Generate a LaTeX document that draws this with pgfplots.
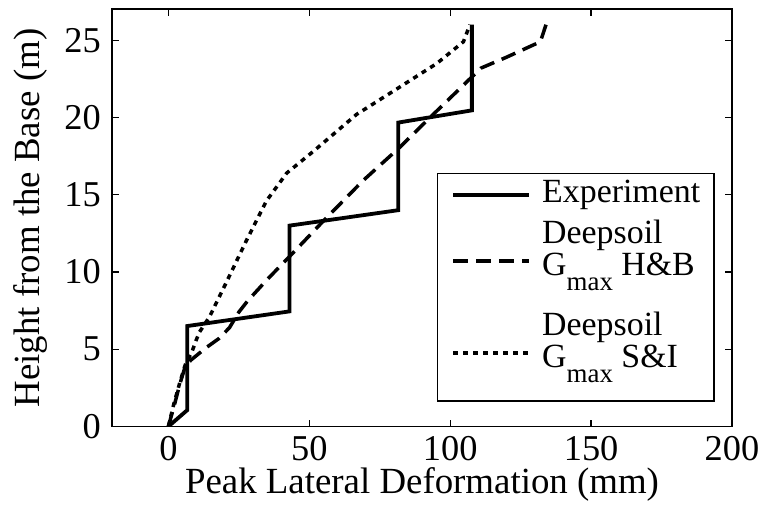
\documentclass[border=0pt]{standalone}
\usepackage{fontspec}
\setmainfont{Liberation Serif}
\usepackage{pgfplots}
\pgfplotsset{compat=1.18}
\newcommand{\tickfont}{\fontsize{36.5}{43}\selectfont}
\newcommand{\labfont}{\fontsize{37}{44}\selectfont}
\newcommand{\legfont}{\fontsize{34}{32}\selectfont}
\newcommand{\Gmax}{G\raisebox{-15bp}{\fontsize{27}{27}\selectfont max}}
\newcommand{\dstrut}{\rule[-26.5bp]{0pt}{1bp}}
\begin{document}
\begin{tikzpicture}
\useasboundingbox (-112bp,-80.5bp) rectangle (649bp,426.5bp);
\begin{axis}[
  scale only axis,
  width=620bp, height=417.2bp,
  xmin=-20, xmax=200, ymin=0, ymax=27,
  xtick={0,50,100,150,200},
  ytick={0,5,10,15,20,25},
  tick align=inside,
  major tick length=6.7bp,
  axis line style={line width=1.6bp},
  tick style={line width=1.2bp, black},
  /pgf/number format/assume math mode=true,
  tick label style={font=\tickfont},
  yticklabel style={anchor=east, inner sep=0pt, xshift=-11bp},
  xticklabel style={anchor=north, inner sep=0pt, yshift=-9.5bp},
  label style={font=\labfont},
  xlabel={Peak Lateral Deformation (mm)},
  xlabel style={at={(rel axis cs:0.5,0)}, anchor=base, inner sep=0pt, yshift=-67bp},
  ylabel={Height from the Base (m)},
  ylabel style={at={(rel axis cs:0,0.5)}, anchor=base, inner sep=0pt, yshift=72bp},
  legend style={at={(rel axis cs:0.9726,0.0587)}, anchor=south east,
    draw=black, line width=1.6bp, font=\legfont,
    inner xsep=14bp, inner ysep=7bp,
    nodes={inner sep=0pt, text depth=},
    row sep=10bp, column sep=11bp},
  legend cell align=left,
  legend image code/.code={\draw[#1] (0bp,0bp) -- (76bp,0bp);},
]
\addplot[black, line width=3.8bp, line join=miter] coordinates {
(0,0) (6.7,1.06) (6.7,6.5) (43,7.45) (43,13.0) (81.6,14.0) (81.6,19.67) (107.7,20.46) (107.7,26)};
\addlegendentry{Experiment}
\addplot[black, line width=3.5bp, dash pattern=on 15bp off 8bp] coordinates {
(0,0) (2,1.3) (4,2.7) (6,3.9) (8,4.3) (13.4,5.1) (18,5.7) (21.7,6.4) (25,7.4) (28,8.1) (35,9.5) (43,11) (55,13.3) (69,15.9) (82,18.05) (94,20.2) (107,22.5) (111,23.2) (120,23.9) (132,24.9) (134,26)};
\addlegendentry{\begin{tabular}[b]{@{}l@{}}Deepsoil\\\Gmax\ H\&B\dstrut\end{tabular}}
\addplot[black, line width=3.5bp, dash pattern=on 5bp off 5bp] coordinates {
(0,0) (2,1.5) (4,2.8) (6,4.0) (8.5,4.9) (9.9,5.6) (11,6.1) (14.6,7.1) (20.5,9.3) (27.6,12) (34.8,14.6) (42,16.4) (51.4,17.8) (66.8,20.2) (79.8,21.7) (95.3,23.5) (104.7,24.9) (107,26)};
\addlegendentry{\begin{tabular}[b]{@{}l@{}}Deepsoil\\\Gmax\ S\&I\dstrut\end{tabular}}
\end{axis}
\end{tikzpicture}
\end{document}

^^^^

Retype the whole listing exactly and leave the pictures out.

Generate a LaTeX document that draws this with pgfplots.
\documentclass[border=0pt]{standalone}
\usepackage{fontspec}
\setmainfont{Liberation Serif}
\usepackage{pgfplots}
\pgfplotsset{compat=1.18}
\newcommand{\tickfont}{\fontsize{36.5}{43}\selectfont}
\newcommand{\labfont}{\fontsize{37}{44}\selectfont}
\newcommand{\legfont}{\fontsize{34}{32}\selectfont}
\newcommand{\Gmax}{G\raisebox{-15bp}{\fontsize{27}{27}\selectfont max}}
\newcommand{\dstrut}{\rule[-26.5bp]{0pt}{1bp}}
\begin{document}
\begin{tikzpicture}
\useasboundingbox (-112bp,-80.5bp) rectangle (649bp,426.5bp);
\begin{axis}[
  scale only axis,
  width=620bp, height=417.2bp,
  xmin=-20, xmax=200, ymin=0, ymax=27,
  xtick={0,50,100,150,200},
  ytick={0,5,10,15,20,25},
  tick align=inside,
  major tick length=6.7bp,
  axis line style={line width=1.6bp},
  tick style={line width=1.2bp, black},
  /pgf/number format/assume math mode=true,
  tick label style={font=\tickfont},
  yticklabel style={anchor=east, inner sep=0pt, xshift=-11bp},
  xticklabel style={anchor=north, inner sep=0pt, yshift=-9.5bp},
  label style={font=\labfont},
  xlabel={Peak Lateral Deformation (mm)},
  xlabel style={at={(rel axis cs:0.5,0)}, anchor=base, inner sep=0pt, yshift=-67bp},
  ylabel={Height from the Base (m)},
  ylabel style={at={(rel axis cs:0,0.5)}, anchor=base, inner sep=0pt, yshift=72bp},
  legend style={at={(rel axis cs:0.9726,0.0587)}, anchor=south east,
    draw=black, line width=1.6bp, font=\legfont,
    inner xsep=14bp, inner ysep=7bp,
    nodes={inner sep=0pt, text depth=},
    row sep=10bp, column sep=11bp},
  legend cell align=left,
  legend image code/.code={\draw[#1] (0bp,0bp) -- (76bp,0bp);},
]
\addplot[black, line width=3.8bp, line join=miter] coordinates {
(0,0) (6.7,1.06) (6.7,6.5) (43,7.45) (43,13.0) (81.6,14.0) (81.6,19.67) (107.7,20.46) (107.7,26)};
\addlegendentry{Experiment}
\addplot[black, line width=3.5bp, dash pattern=on 15bp off 8bp] coordinates {
(0,0) (2,1.3) (4,2.7) (6,3.9) (8,4.3) (13.4,5.1) (18,5.7) (21.7,6.4) (25,7.4) (28,8.1) (35,9.5) (43,11) (55,13.3) (69,15.9) (82,18.05) (94,20.2) (107,22.5) (111,23.2) (120,23.9) (132,24.9) (134,26)};
\addlegendentry{\begin{tabular}[b]{@{}l@{}}Deepsoil\\\Gmax\ H\&B\dstrut\end{tabular}}
\addplot[black, line width=3.5bp, dash pattern=on 5bp off 5bp] coordinates {
(0,0) (2,1.5) (4,2.8) (6,4.0) (8.5,4.9) (9.9,5.6) (11,6.1) (14.6,7.1) (20.5,9.3) (27.6,12) (34.8,14.6) (42,16.4) (51.4,17.8) (66.8,20.2) (79.8,21.7) (95.3,23.5) (104.7,24.9) (107,26)};
\addlegendentry{\begin{tabular}[b]{@{}l@{}}Deepsoil\\\Gmax\ S\&I\dstrut\end{tabular}}
\end{axis}
\end{tikzpicture}
\end{document}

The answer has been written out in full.